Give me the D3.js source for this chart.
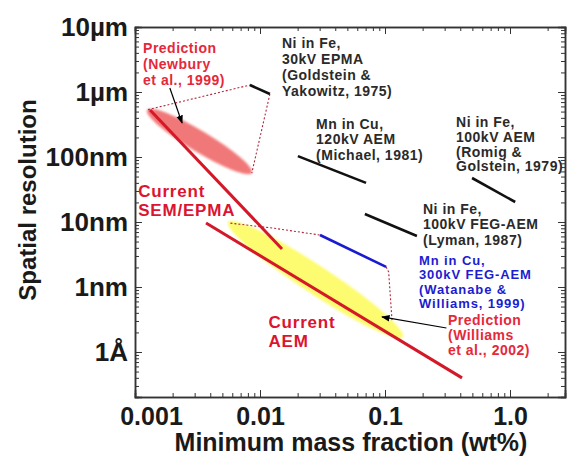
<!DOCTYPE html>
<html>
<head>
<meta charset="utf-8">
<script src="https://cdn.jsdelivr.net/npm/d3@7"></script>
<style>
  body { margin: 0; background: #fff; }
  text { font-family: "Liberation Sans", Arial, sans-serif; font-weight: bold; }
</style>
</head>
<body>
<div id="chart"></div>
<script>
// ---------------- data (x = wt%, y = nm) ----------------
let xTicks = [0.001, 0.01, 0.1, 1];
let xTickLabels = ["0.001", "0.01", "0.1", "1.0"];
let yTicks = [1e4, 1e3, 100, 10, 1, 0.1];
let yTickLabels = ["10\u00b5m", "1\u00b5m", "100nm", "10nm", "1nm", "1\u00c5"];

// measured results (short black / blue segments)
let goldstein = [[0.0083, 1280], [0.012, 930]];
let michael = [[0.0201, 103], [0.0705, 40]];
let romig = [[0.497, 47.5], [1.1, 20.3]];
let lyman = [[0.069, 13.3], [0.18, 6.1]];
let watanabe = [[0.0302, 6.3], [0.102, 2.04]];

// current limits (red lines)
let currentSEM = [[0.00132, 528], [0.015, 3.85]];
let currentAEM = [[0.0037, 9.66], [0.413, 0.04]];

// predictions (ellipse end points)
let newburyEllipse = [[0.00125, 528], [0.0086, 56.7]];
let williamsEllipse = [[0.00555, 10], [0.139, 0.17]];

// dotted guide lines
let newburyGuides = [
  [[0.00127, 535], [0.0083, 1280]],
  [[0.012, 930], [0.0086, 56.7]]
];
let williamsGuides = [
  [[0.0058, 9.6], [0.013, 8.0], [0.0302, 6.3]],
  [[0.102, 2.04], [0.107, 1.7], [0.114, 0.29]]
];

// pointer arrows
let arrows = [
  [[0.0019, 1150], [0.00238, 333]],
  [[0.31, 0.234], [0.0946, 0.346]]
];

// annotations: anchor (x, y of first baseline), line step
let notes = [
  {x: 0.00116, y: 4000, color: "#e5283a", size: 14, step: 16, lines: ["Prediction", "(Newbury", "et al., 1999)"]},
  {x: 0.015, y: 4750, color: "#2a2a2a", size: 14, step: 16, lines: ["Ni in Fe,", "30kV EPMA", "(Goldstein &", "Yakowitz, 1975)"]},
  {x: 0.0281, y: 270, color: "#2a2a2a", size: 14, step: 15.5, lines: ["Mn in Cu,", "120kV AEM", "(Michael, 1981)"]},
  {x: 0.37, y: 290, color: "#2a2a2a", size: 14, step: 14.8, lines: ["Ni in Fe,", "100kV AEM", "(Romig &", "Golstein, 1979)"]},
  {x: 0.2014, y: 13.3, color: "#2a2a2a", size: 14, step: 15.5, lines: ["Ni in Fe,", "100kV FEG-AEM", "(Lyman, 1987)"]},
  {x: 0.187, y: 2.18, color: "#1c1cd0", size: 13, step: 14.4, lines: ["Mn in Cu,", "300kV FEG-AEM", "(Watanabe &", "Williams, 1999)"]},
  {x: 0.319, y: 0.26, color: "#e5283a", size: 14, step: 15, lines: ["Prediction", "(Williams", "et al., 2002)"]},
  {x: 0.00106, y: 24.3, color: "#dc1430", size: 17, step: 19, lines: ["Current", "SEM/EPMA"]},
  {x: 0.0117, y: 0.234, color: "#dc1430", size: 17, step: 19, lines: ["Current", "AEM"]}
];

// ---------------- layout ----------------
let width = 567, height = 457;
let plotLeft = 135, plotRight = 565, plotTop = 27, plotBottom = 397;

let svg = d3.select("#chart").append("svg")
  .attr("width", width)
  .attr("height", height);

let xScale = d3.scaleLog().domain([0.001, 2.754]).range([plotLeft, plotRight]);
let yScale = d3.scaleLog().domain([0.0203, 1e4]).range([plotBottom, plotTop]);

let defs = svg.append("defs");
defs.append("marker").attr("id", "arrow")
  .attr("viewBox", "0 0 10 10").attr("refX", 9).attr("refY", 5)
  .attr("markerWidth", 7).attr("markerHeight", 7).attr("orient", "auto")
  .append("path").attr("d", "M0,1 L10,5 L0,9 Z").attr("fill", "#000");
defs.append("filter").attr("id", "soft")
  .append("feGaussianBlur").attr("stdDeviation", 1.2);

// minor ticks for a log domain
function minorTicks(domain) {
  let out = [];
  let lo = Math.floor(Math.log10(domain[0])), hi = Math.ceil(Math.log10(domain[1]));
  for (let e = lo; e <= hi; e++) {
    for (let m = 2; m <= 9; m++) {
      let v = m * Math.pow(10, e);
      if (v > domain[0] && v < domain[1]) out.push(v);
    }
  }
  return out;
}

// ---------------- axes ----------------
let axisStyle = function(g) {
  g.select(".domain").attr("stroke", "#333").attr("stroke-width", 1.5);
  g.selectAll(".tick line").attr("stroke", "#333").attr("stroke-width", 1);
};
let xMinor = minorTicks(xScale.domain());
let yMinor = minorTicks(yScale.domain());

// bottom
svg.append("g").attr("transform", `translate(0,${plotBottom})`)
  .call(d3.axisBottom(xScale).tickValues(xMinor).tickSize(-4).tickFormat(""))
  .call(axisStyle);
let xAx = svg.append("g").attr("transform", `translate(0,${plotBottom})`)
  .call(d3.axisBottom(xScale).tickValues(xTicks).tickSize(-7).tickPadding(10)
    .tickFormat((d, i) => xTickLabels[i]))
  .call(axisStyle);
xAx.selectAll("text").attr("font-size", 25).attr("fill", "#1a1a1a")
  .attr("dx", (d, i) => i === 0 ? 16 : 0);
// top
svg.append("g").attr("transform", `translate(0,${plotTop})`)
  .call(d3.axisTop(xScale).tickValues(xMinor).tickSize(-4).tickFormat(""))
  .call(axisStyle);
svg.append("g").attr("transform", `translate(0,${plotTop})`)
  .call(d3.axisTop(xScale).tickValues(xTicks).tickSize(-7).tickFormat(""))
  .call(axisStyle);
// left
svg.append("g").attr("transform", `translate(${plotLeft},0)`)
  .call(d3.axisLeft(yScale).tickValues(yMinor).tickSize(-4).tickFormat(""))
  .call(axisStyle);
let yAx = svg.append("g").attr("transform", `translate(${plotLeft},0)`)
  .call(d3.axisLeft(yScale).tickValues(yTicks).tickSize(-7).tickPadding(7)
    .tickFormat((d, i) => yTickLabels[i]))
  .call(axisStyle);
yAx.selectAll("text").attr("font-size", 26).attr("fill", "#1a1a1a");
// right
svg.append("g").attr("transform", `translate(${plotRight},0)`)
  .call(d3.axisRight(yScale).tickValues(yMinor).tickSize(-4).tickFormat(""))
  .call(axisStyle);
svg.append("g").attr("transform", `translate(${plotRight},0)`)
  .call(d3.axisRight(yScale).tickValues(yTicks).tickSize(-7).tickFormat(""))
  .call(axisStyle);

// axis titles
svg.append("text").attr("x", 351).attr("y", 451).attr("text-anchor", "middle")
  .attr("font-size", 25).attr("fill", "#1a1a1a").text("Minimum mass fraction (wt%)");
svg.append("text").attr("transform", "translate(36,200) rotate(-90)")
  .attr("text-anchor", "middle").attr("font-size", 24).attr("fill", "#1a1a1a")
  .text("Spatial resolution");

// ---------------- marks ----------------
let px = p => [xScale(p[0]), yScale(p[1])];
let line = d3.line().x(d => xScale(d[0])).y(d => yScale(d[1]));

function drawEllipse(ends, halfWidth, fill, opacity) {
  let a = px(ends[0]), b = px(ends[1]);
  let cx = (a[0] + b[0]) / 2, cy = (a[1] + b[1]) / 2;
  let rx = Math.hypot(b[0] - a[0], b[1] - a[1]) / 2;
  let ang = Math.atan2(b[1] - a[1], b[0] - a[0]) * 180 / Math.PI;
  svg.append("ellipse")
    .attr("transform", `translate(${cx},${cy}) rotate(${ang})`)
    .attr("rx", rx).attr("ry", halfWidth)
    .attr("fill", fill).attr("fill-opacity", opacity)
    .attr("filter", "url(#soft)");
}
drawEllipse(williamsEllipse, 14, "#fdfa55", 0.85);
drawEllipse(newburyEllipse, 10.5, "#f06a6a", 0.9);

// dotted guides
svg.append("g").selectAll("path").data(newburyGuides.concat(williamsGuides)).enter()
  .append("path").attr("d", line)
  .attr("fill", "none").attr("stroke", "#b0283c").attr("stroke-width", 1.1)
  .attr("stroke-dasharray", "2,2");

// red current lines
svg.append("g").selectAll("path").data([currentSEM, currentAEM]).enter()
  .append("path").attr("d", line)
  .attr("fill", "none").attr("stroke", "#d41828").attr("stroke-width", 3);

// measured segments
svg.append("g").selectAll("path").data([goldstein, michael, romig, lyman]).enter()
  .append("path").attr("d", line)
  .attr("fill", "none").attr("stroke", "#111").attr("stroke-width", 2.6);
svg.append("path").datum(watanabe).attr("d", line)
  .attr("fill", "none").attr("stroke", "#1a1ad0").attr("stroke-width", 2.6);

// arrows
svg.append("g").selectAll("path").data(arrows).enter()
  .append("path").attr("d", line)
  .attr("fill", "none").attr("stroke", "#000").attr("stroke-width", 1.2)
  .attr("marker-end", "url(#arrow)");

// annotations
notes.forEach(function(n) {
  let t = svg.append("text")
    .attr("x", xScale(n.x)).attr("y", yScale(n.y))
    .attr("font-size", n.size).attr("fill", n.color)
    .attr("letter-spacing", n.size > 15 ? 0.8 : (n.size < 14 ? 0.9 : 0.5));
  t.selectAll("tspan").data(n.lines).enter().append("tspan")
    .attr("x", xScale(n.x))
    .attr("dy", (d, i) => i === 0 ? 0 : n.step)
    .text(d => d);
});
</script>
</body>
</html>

### DIRECTIONS FOR THIS TASK
The answer is the number of lines in the preceding material that hold "chart"; write that number and nothing else.

### ANSWER TO THE TASK
3